> [AIM]: Leave the pictures out and retype the lines from the beginning through the line with "import numpy as np", both ends included.

|---|

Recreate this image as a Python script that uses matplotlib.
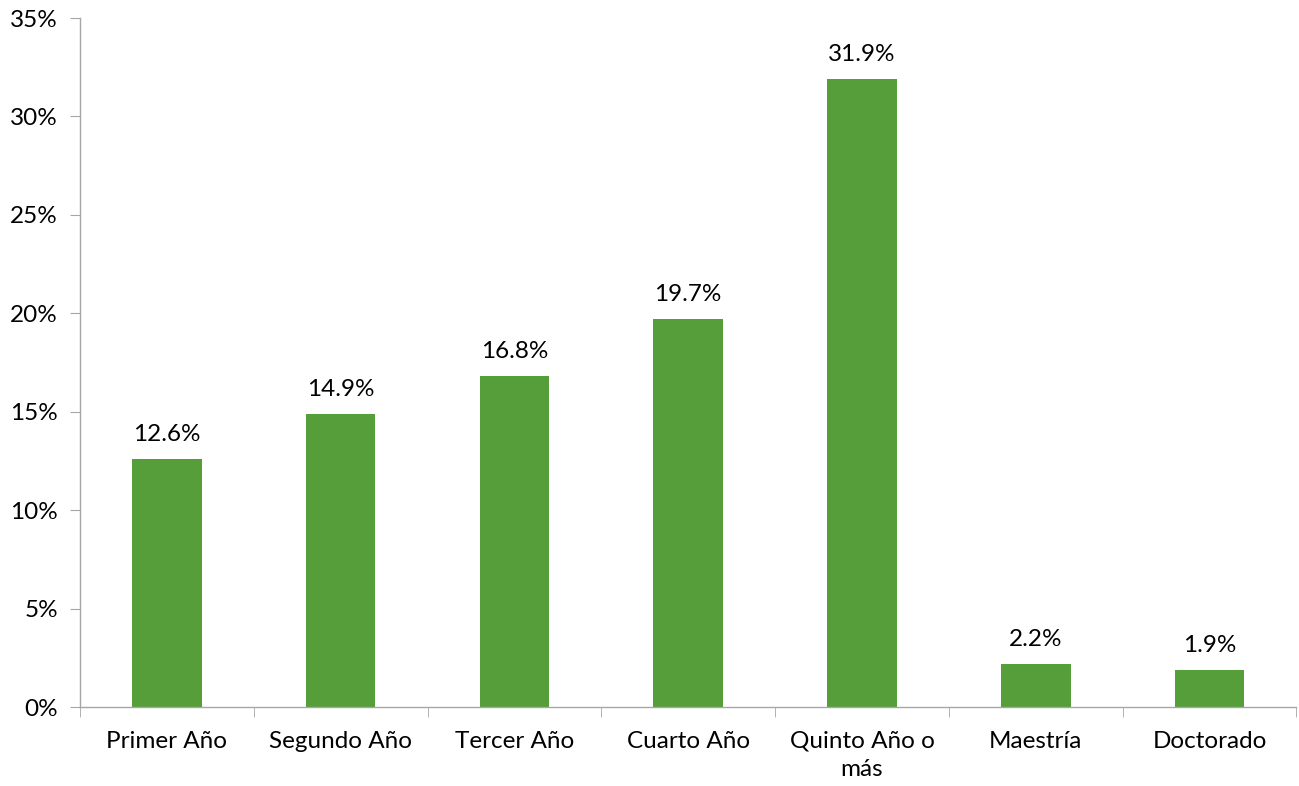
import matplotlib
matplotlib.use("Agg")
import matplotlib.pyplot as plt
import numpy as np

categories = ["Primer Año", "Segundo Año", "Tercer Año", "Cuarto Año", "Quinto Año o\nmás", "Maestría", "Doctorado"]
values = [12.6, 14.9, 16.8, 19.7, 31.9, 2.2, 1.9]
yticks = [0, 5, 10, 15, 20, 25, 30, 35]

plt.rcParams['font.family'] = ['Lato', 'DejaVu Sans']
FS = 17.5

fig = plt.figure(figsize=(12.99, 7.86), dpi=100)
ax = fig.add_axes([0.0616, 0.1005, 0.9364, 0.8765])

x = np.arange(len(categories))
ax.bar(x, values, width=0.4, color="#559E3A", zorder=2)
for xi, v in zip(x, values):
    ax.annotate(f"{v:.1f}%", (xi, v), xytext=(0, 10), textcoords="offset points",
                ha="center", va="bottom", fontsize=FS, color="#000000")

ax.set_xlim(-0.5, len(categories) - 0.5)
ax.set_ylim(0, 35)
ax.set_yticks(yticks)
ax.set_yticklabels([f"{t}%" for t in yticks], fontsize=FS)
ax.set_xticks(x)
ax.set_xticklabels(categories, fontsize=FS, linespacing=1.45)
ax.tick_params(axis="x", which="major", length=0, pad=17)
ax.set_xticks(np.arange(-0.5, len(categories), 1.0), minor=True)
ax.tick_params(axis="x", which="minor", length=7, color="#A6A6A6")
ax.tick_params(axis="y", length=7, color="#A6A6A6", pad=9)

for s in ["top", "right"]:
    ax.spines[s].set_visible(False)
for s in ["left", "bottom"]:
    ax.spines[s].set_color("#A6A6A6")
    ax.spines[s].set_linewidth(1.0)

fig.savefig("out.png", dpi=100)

|---|

> [ANSWER FOR THIS EXERCISE]:
Recreate this image as a Python script that uses matplotlib.
import matplotlib
matplotlib.use("Agg")
import matplotlib.pyplot as plt
import numpy as np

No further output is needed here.